• **Data provided**:
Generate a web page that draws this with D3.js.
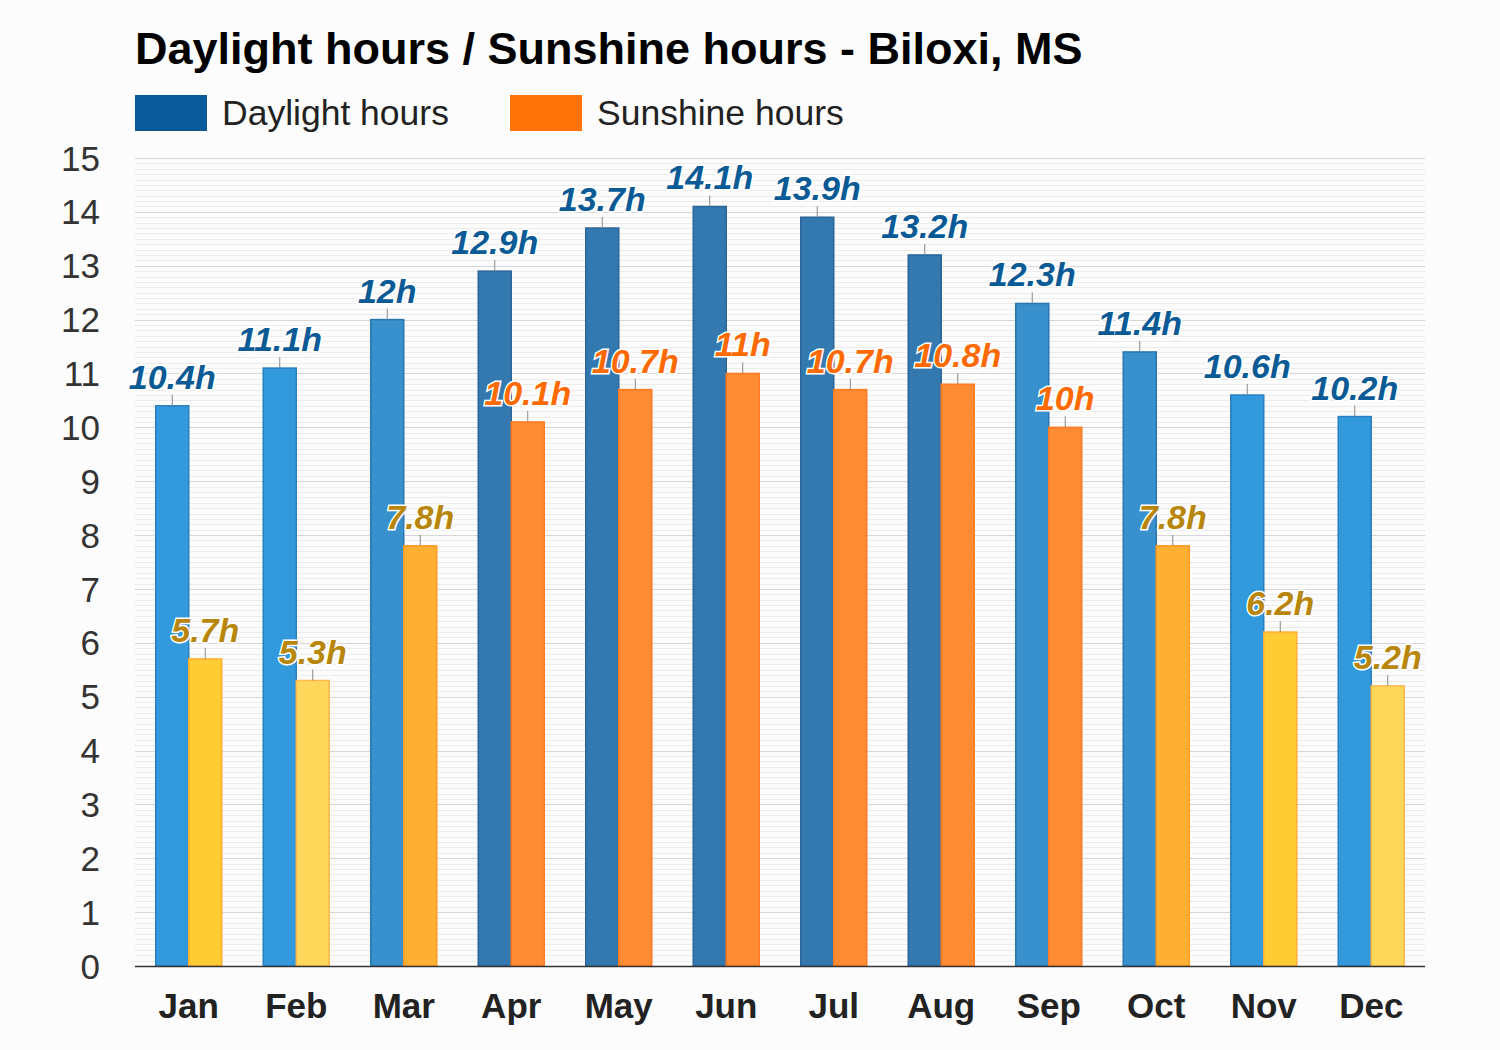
<!DOCTYPE html>
<html>
<head>
<meta charset="utf-8">
<script src="https://cdn.jsdelivr.net/npm/d3@7"></script>
<style>
  body { margin: 0; background: #fcfcfc; }
  svg { font-family: "Liberation Sans", Arial, sans-serif; }
</style>
</head>
<body>
<div id="chart"></div>
<script>
var months = ["Jan","Feb","Mar","Apr","May","Jun","Jul","Aug","Sep","Oct","Nov","Dec"];
var daylight = [10.4, 11.1, 12, 12.9, 13.7, 14.1, 13.9, 13.2, 12.3, 11.4, 10.6, 10.2];
var sunshine = [5.7, 5.3, 7.8, 10.1, 10.7, 11, 10.7, 10.8, 10, 7.8, 6.2, 5.2];
var yTicks = [0,1,2,3,4,5,6,7,8,9,10,11,12,13,14,15];
var seriesNames = ["Daylight hours", "Sunshine hours"];

(function() {
  var W = 1500, H = 1050,
    pLeft = 135, pRight = 1425, pTop = 158, pBottom = 966;

  var svg = d3.select("#chart").append("svg")
    .attr("width", W).attr("height", H);

  svg.append("rect").attr("width", W).attr("height", H).attr("fill", "#fcfcfc");

  var x = d3.scaleBand().domain(months).range([pLeft, pRight]);
  var y = d3.scaleLinear().domain([0, 15]).range([pBottom, pTop]);
  var barW = 33;

  // colour steps by value
  var dayFill = d3.scaleThreshold().domain([11.3, 12.5]).range(["#3399dd", "#3890cc", "#3478b0"]);
  var dayStroke = d3.scaleThreshold().domain([11.3, 12.5]).range(["#2a7fbf", "#2a77b0", "#2b6597"]);
  var sunFill = d3.scaleThreshold().domain([5.5, 7, 9]).range(["#ffd75a", "#ffcc33", "#ffb033", "#ff8b33"]);
  var sunStroke = d3.scaleThreshold().domain([5.5, 7, 9]).range(["#ffb84d", "#ffae33", "#ff9a22", "#ff7a22"]);
  var sunLabel = d3.scaleThreshold().domain([9]).range(["#b8860b", "#ff6a00"]);

  // grid: minor every 0.1, major every 1
  var minor = d3.range(0, 150).map(function(d){ return d / 10; });
  svg.append("g").selectAll("line").data(minor).join("line")
    .attr("x1", pLeft).attr("x2", pRight)
    .attr("y1", function(d){ return Math.round(y(d)) + 0.5; })
    .attr("y2", function(d){ return Math.round(y(d)) + 0.5; })
    .attr("stroke", "#ececec").attr("stroke-width", 1);
  svg.append("g").selectAll("line").data(yTicks).join("line")
    .attr("x1", pLeft).attr("x2", pRight)
    .attr("y1", function(d){ return Math.round(y(d)) + 0.5; })
    .attr("y2", function(d){ return Math.round(y(d)) + 0.5; })
    .attr("stroke", "#d6d6d6").attr("stroke-width", 1);

  // y labels
  svg.append("g").selectAll("text").data(yTicks).join("text")
    .attr("x", 100).attr("y", function(d){ return y(d); })
    .attr("dy", "0.36em").attr("text-anchor", "end")
    .attr("font-size", 35).attr("fill", "#333")
    .text(function(d){ return d; });

  // bars
  var g = svg.append("g");
  months.forEach(function(m, i) {
    var cx = x(m) + x.bandwidth() / 2;
    var d = daylight[i], s = sunshine[i];
    g.append("rect")
      .attr("x", cx - barW).attr("y", y(d))
      .attr("width", barW).attr("height", y(0) - y(d))
      .attr("fill", dayFill(d)).attr("stroke", dayStroke(d)).attr("stroke-width", 1.5);
    g.append("rect")
      .attr("x", cx).attr("y", y(s))
      .attr("width", barW).attr("height", y(0) - y(s))
      .attr("fill", sunFill(s)).attr("stroke", sunStroke(s)).attr("stroke-width", 1.5);
  });

  // labels with ticks
  var lab = svg.append("g");
  months.forEach(function(m, i) {
    var cx = x(m) + x.bandwidth() / 2;
    [[daylight[i], cx - barW / 2, "#0a5a96"], [sunshine[i], cx + barW / 2, sunLabel(sunshine[i])]].forEach(function(p) {
      lab.append("line")
        .attr("x1", p[1]).attr("x2", p[1])
        .attr("y1", y(p[0]) - 11).attr("y2", y(p[0]))
        .attr("stroke", "#888").attr("stroke-width", 1);
      lab.append("text")
        .attr("x", p[1]).attr("y", y(p[0]) - 17)
        .attr("text-anchor", "middle")
        .attr("font-size", 34).attr("font-weight", "bold").attr("font-style", "italic")
        .attr("fill", p[2])
        .attr("stroke", "#fff").attr("stroke-width", 3).attr("paint-order", "stroke")
        .text(p[0] + "h");
    });
  });

  // x axis
  svg.append("line")
    .attr("x1", pLeft).attr("x2", pRight)
    .attr("y1", pBottom + 0.5).attr("y2", pBottom + 0.5)
    .attr("stroke", "#333").attr("stroke-width", 1.5);
  svg.append("g").selectAll("text").data(months).join("text")
    .attr("x", function(d){ return x(d) + x.bandwidth() / 2; })
    .attr("y", 1018).attr("text-anchor", "middle")
    .attr("font-size", 35).attr("font-weight", "bold").attr("fill", "#222")
    .text(function(d){ return d; });

  // title
  svg.append("text").attr("x", 135).attr("y", 64)
    .attr("font-size", 45).attr("font-weight", "bold").attr("fill", "#000")
    .text("Daylight hours / Sunshine hours - Biloxi, MS");

  // legend
  var legX = [135, 510], legC = ["#0a5a9a", "#ff7308"];
  seriesNames.forEach(function(n, i) {
    svg.append("rect").attr("x", legX[i]).attr("y", 95).attr("width", 72).attr("height", 36).attr("fill", legC[i]);
    svg.append("text").attr("x", legX[i] + 87).attr("y", 125)
      .attr("font-size", 35.5).attr("fill", "#222").text(n);
  });
})();
</script>
</body>
</html>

• **Instructions to follow**: Your task is to reproduce exactly the lines from the start of the data above through the line containing "var barW = 33;", leaving every picture out.

• **Reply to the exercise**:
Generate a web page that draws this with D3.js.
<!DOCTYPE html>
<html>
<head>
<meta charset="utf-8">
<script src="https://cdn.jsdelivr.net/npm/d3@7"></script>
<style>
  body { margin: 0; background: #fcfcfc; }
  svg { font-family: "Liberation Sans", Arial, sans-serif; }
</style>
</head>
<body>
<div id="chart"></div>
<script>
var months = ["Jan","Feb","Mar","Apr","May","Jun","Jul","Aug","Sep","Oct","Nov","Dec"];
var daylight = [10.4, 11.1, 12, 12.9, 13.7, 14.1, 13.9, 13.2, 12.3, 11.4, 10.6, 10.2];
var sunshine = [5.7, 5.3, 7.8, 10.1, 10.7, 11, 10.7, 10.8, 10, 7.8, 6.2, 5.2];
var yTicks = [0,1,2,3,4,5,6,7,8,9,10,11,12,13,14,15];
var seriesNames = ["Daylight hours", "Sunshine hours"];

(function() {
  var W = 1500, H = 1050,
    pLeft = 135, pRight = 1425, pTop = 158, pBottom = 966;

  var svg = d3.select("#chart").append("svg")
    .attr("width", W).attr("height", H);

  svg.append("rect").attr("width", W).attr("height", H).attr("fill", "#fcfcfc");

  var x = d3.scaleBand().domain(months).range([pLeft, pRight]);
  var y = d3.scaleLinear().domain([0, 15]).range([pBottom, pTop]);
  var barW = 33;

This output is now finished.